Task brief:
Without the pictures, extract every line from the start of the material to the line containing "lin1_line = (0.5, 6.95)", both ends included.

Source material:
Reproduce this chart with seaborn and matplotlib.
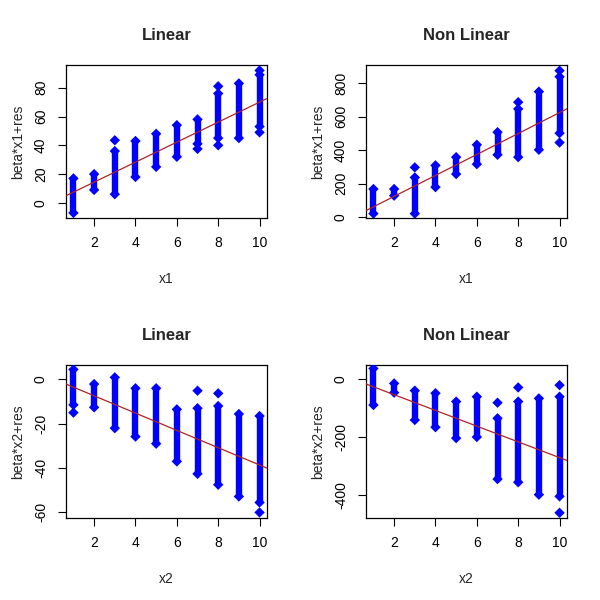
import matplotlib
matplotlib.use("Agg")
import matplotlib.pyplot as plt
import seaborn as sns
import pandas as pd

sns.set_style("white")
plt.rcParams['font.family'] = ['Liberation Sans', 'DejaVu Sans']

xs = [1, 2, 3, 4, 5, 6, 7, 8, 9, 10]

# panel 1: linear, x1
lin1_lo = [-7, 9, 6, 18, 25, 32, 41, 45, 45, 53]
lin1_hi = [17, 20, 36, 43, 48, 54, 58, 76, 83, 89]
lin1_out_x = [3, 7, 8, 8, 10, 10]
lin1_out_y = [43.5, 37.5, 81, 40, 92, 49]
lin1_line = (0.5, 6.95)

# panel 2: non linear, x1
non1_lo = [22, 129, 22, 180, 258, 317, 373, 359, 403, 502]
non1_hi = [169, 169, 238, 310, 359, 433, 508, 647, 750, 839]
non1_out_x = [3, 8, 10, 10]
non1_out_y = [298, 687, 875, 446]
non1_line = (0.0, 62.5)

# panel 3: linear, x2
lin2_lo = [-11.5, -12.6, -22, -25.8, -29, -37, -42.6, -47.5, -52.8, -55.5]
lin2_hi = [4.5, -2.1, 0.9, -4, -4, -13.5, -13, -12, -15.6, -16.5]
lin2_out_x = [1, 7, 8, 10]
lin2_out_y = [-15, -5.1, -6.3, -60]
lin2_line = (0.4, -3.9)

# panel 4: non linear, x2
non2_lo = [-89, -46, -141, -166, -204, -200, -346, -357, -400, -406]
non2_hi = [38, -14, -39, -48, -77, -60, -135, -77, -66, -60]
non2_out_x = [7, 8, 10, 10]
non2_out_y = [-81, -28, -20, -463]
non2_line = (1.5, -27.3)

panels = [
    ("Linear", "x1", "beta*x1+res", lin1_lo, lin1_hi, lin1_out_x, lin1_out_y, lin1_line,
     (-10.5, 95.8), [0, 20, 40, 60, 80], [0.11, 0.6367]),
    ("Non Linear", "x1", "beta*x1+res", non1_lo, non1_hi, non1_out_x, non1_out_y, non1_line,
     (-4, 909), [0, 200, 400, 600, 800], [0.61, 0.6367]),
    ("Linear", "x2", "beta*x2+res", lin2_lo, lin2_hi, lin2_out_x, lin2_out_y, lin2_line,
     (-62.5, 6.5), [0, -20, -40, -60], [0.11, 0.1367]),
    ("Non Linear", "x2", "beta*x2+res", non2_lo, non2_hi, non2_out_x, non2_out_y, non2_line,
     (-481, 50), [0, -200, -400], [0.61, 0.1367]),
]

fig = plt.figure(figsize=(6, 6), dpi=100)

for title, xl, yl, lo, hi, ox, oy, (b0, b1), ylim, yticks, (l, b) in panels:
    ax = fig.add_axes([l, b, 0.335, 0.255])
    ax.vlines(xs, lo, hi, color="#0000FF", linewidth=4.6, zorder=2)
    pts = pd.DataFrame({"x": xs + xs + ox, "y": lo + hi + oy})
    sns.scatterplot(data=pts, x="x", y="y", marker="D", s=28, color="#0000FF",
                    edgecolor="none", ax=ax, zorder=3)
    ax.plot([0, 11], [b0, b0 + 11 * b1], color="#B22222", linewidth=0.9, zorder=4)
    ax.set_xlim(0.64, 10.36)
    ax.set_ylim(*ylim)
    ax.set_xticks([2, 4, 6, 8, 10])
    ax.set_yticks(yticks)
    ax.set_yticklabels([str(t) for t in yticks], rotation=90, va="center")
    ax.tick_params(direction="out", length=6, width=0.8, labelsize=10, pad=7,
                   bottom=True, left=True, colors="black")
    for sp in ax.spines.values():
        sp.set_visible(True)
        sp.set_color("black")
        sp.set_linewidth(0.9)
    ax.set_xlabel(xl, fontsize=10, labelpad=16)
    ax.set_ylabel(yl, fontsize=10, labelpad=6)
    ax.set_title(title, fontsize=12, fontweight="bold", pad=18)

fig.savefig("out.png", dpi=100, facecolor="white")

The output:
Reproduce this chart with seaborn and matplotlib.
import matplotlib
matplotlib.use("Agg")
import matplotlib.pyplot as plt
import seaborn as sns
import pandas as pd

sns.set_style("white")
plt.rcParams['font.family'] = ['Liberation Sans', 'DejaVu Sans']

xs = [1, 2, 3, 4, 5, 6, 7, 8, 9, 10]

# panel 1: linear, x1
lin1_lo = [-7, 9, 6, 18, 25, 32, 41, 45, 45, 53]
lin1_hi = [17, 20, 36, 43, 48, 54, 58, 76, 83, 89]
lin1_out_x = [3, 7, 8, 8, 10, 10]
lin1_out_y = [43.5, 37.5, 81, 40, 92, 49]
lin1_line = (0.5, 6.95)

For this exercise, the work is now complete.